Para Fraiman, é urgente que escolas, famílias, governos, empresas e a sociedade como um todo tomem medidas para promover o uso mais consciente, responsável e saudável da tecnologia.

“A conscientização sobre os impactos negativos do uso excessivo dos dispositivos eletrônicos é fundamental para preservar a humanidade, a qualidade das relações e a integridade da sociedade como um todo”.

A pesquisa

O Estudo OPEE 2023 com educadores brasileiros: educando na era digital foi conduzido com profissionais da educação com mais de 24 anos (com prevalência da faixa entre 35 e 44 anos – 35,97%) e das cinco regiões do país (com o estado de São Paulo representando a maior fatia – 34,48%).

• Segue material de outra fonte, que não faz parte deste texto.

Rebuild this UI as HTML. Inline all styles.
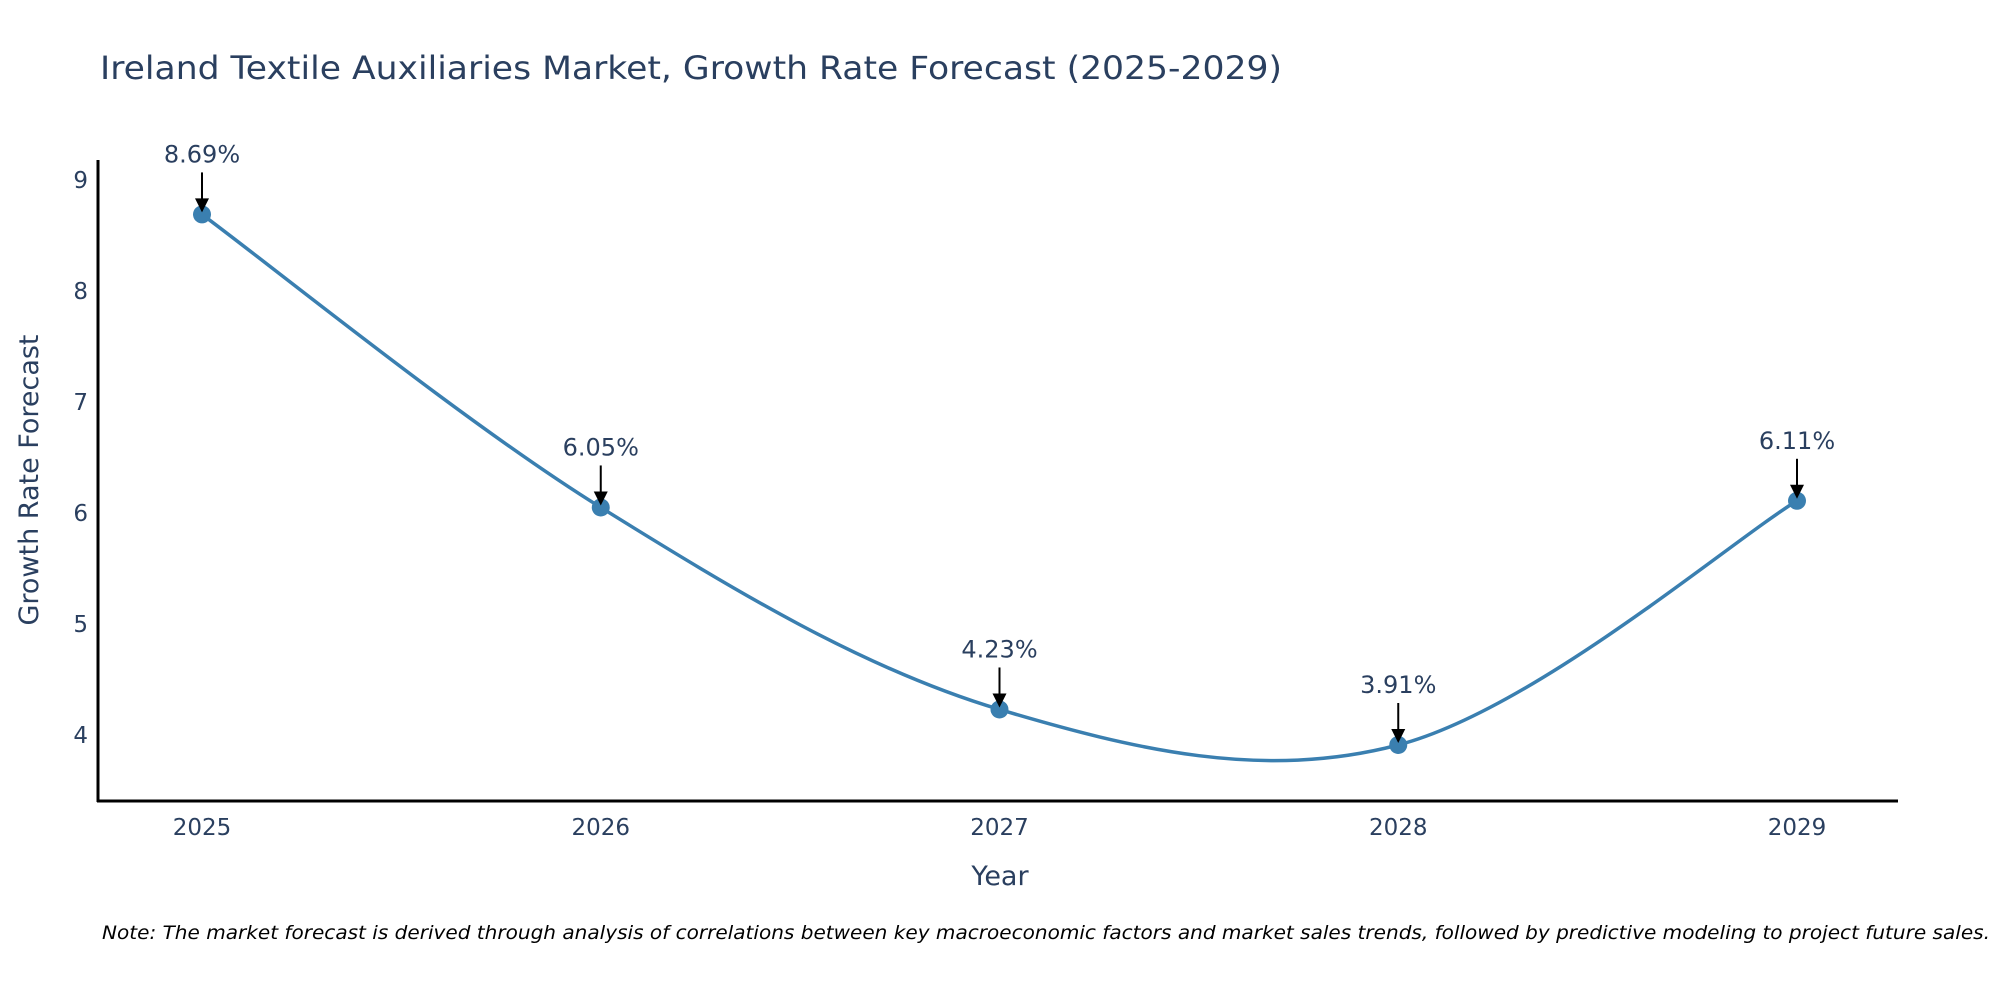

O público feminino representa 86,54% dos respondentes da pesquisa e os educadores de escolas privadas são maioria, com 78,58%. A maioria dos educadores, representando 38,60%, está na profissão há mais de 21 anos. Já em relação aos cargos ocupados, 29,32% são professores especialistas, 28,18% são professores polivalentes e 16,61% coordenadores.

As escolas com um número de alunos entre 201 e 500 se destacam, representando 36,08%, e o ensino fundamental nos anos iniciais é a grande área de atuação entre os educadores, equivalendo a 56,19%. No que diz respeito à metodologia OPEE, 47,65% dos educadores respondentes atuam com ela.

Foto: Imagem de Freepik.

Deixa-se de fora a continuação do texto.